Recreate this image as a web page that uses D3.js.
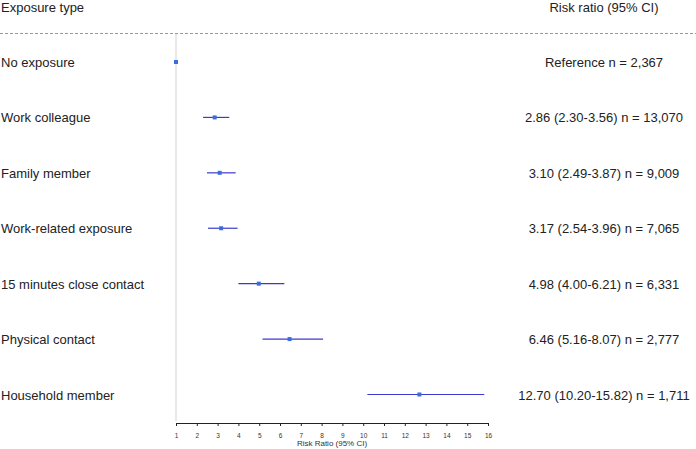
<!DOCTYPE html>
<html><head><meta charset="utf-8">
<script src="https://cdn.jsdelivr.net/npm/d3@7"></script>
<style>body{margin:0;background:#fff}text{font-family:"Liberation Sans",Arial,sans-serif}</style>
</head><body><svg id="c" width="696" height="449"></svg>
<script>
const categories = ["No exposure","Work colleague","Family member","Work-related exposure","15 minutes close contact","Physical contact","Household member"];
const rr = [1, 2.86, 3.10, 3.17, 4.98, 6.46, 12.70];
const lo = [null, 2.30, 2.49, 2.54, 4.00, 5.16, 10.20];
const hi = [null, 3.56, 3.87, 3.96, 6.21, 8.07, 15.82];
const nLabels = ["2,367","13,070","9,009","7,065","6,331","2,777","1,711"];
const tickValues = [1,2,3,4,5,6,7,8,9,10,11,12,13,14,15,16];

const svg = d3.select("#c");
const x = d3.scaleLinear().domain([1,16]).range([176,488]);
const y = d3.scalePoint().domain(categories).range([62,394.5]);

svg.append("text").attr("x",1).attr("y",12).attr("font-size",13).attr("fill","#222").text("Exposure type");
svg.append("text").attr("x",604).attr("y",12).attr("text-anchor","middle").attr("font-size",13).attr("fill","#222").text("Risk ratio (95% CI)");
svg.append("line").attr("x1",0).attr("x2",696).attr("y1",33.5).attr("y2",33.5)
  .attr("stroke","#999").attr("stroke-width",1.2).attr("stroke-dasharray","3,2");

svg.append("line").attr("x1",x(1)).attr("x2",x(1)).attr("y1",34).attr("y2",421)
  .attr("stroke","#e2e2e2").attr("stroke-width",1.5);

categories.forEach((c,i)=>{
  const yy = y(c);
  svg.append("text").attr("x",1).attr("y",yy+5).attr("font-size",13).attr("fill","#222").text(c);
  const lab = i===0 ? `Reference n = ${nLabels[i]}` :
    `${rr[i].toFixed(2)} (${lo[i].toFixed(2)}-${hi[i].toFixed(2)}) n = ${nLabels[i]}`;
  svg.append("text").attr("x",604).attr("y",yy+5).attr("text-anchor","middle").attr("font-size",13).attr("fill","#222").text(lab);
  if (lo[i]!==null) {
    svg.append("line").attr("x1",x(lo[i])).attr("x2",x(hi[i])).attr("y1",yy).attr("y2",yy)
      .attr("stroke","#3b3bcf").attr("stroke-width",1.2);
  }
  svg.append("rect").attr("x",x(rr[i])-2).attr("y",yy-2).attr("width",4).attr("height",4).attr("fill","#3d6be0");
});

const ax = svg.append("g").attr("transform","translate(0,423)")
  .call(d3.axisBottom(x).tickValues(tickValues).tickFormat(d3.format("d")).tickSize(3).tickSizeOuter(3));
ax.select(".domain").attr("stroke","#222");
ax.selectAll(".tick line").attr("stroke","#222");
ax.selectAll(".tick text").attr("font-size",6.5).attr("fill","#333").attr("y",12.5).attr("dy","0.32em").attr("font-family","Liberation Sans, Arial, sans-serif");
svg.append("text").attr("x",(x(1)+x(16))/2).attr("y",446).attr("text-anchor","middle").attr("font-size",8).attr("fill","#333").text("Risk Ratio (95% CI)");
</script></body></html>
━━━━━━━━━━
§ **EXERCISE TASK**
Transcribe the whole listing exactly. Pictures are excluded.

§ **RESULT OF THE TASK**
Recreate this image as a web page that uses D3.js.
<!DOCTYPE html>
<html><head><meta charset="utf-8">
<script src="https://cdn.jsdelivr.net/npm/d3@7"></script>
<style>body{margin:0;background:#fff}text{font-family:"Liberation Sans",Arial,sans-serif}</style>
</head><body><svg id="c" width="696" height="449"></svg>
<script>
const categories = ["No exposure","Work colleague","Family member","Work-related exposure","15 minutes close contact","Physical contact","Household member"];
const rr = [1, 2.86, 3.10, 3.17, 4.98, 6.46, 12.70];
const lo = [null, 2.30, 2.49, 2.54, 4.00, 5.16, 10.20];
const hi = [null, 3.56, 3.87, 3.96, 6.21, 8.07, 15.82];
const nLabels = ["2,367","13,070","9,009","7,065","6,331","2,777","1,711"];
const tickValues = [1,2,3,4,5,6,7,8,9,10,11,12,13,14,15,16];

const svg = d3.select("#c");
const x = d3.scaleLinear().domain([1,16]).range([176,488]);
const y = d3.scalePoint().domain(categories).range([62,394.5]);

svg.append("text").attr("x",1).attr("y",12).attr("font-size",13).attr("fill","#222").text("Exposure type");
svg.append("text").attr("x",604).attr("y",12).attr("text-anchor","middle").attr("font-size",13).attr("fill","#222").text("Risk ratio (95% CI)");
svg.append("line").attr("x1",0).attr("x2",696).attr("y1",33.5).attr("y2",33.5)
  .attr("stroke","#999").attr("stroke-width",1.2).attr("stroke-dasharray","3,2");

svg.append("line").attr("x1",x(1)).attr("x2",x(1)).attr("y1",34).attr("y2",421)
  .attr("stroke","#e2e2e2").attr("stroke-width",1.5);

categories.forEach((c,i)=>{
  const yy = y(c);
  svg.append("text").attr("x",1).attr("y",yy+5).attr("font-size",13).attr("fill","#222").text(c);
  const lab = i===0 ? `Reference n = ${nLabels[i]}` :
    `${rr[i].toFixed(2)} (${lo[i].toFixed(2)}-${hi[i].toFixed(2)}) n = ${nLabels[i]}`;
  svg.append("text").attr("x",604).attr("y",yy+5).attr("text-anchor","middle").attr("font-size",13).attr("fill","#222").text(lab);
  if (lo[i]!==null) {
    svg.append("line").attr("x1",x(lo[i])).attr("x2",x(hi[i])).attr("y1",yy).attr("y2",yy)
      .attr("stroke","#3b3bcf").attr("stroke-width",1.2);
  }
  svg.append("rect").attr("x",x(rr[i])-2).attr("y",yy-2).attr("width",4).attr("height",4).attr("fill","#3d6be0");
});

const ax = svg.append("g").attr("transform","translate(0,423)")
  .call(d3.axisBottom(x).tickValues(tickValues).tickFormat(d3.format("d")).tickSize(3).tickSizeOuter(3));
ax.select(".domain").attr("stroke","#222");
ax.selectAll(".tick line").attr("stroke","#222");
ax.selectAll(".tick text").attr("font-size",6.5).attr("fill","#333").attr("y",12.5).attr("dy","0.32em").attr("font-family","Liberation Sans, Arial, sans-serif");
svg.append("text").attr("x",(x(1)+x(16))/2).attr("y",446).attr("text-anchor","middle").attr("font-size",8).attr("fill","#333").text("Risk Ratio (95% CI)");
</script></body></html>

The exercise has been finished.